I don't know how to make it any more clear than that.
I disagree because Debbie's site will have three separate URL's all being populated most probably with identical content.
Google will complain and issue warnings that the URL's have duplicate content, titles and meta content, etc
Goole Webmaster Tools:
Last updated Apr 24, 2014
We didn't detect any content issues with your site. As we crawl your site, [b]we check it to detect any potential issues with content on your pages, including duplicate, missing, or problematic title tags or meta descriptions. [b] These issues won't prevent your site from appearing in Google search results, but paying attention to them can provide Google with more information and even help drive traffic to your site. For example, title and meta description text can appear in search results, and useful, descriptive text is more likely to be clicked on by users. More Information
Believe me it has taken years to eliminate Google errors and warnings :)
Your example is wrong, so obviously it is unclear to me.
If, as you say, I have 9 articles with 3 articles per page, and I sort in Ascending Order, then I would have...
And if I sorted things in Descending Order, then I would have...

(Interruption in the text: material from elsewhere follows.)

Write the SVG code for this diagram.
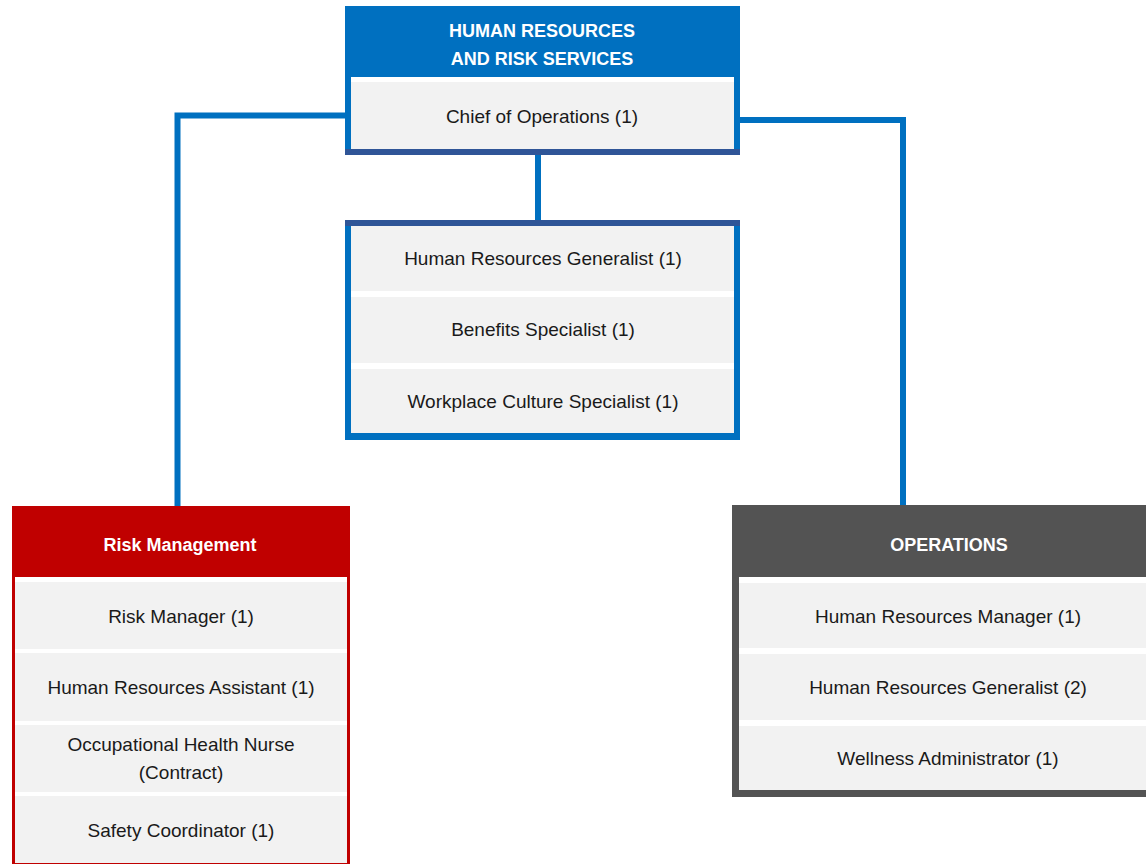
<svg xmlns="http://www.w3.org/2000/svg" width="1146" height="864" viewBox="0 0 1146 864">
<style>
.t{font-family:"Liberation Sans",Arial,sans-serif;font-size:19px;fill:#1a1a1a;text-anchor:middle}
.h{font-family:"Liberation Sans",Arial,sans-serif;font-size:18px;font-weight:bold;fill:#ffffff;text-anchor:middle}
.cell{fill:#f2f2f2}
.gap{fill:#ffffff}
.conn{fill:none;stroke:#0070c0;stroke-width:6;stroke-linejoin:miter}
</style>
<rect width="1146" height="864" fill="#ffffff"/>
<g id="connectors">
<polyline class="conn" points="345,115.5 177.5,115.5 177.5,506"/>
<polyline class="conn" points="740,120 903,120 903,505"/>
<line class="conn" x1="538" y1="155" x2="538" y2="220"/>
</g>
<g id="hr-risk-services">
<rect x="345" y="6" width="395" height="149" fill="#0070c0"/>
<rect class="gap" x="351" y="77" width="383" height="5"/>
<rect class="cell" x="351" y="82" width="383" height="67"/>
<rect x="345" y="149" width="395" height="6" fill="#2f5597"/>
<text class="h" x="542" y="36.5">HUMAN RESOURCES</text>
<text class="h" x="542" y="65">AND RISK SERVICES</text>
<text class="t" x="542" y="122.5">Chief of Operations (1)</text>
</g>
<g id="hr-staff">
<rect x="345" y="226" width="395" height="214" fill="#0070c0"/>
<rect x="345" y="220" width="395" height="6" fill="#2f5597"/>
<rect class="gap" x="351" y="226" width="383" height="207"/>
<rect class="cell" x="351" y="226" width="383" height="65"/>
<rect class="cell" x="351" y="297" width="383" height="66"/>
<rect class="cell" x="351" y="369" width="383" height="64"/>
<text class="t" x="543" y="265">Human Resources Generalist (1)</text>
<text class="t" x="543" y="336">Benefits Specialist (1)</text>
<text class="t" x="543" y="408">Workplace Culture Specialist (1)</text>
</g>
<g id="risk-management">
<rect x="12" y="506" width="338" height="364" fill="#c00000"/>
<rect class="gap" x="15" y="577" width="332" height="286"/>
<rect class="cell" x="15" y="582" width="332" height="67"/>
<rect class="cell" x="15" y="653" width="332" height="68"/>
<rect class="cell" x="15" y="725" width="332" height="67"/>
<rect class="cell" x="15" y="796" width="332" height="67"/>
<text class="h" x="180" y="551">Risk Management</text>
<text class="t" x="181" y="623">Risk Manager (1)</text>
<text class="t" x="181" y="694">Human Resources Assistant (1)</text>
<text class="t" x="181" y="750.5">Occupational Health Nurse</text>
<text class="t" x="181" y="778.5">(Contract)</text>
<text class="t" x="181" y="836.5">Safety Coordinator (1)</text>
</g>
<g id="operations">
<rect x="732" y="505" width="420" height="292" fill="#535353"/>
<rect class="gap" x="739" y="577" width="410" height="213"/>
<rect class="cell" x="739" y="583" width="410" height="65"/>
<rect class="cell" x="739" y="654" width="410" height="66"/>
<rect class="cell" x="739" y="726" width="410" height="64"/>
<text class="h" x="949" y="550.5">OPERATIONS</text>
<text class="t" x="948" y="623">Human Resources Manager (1)</text>
<text class="t" x="948" y="694">Human Resources Generalist (2)</text>
<text class="t" x="948" y="765">Wellness Administrator (1)</text>
</g>
</svg>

In this simple example, yes, Page 2 has "duplicate" articles, but "in real life" it would be unlikely things would fall like that?!
The point being, I basically do NOT have duplicate data by introducing Sorting...
Your example is the same as mine, and they both contain duplicate content, and not just on page 2, see colors below
- Page 1 ascending contains the same articles as page 3 descending
- Page 2 ascending contains the same articles as page 2 descending
- Page 3 ascending contains the same articles as page 1 descending
Or, more generic for n pages, page i ascending contains the same articles as page n+1-i
This is always the case, regardless of how many pages you have.
I must have misread her question. I agree, it's not a good idea to link to all kind of different URLs, but just use one.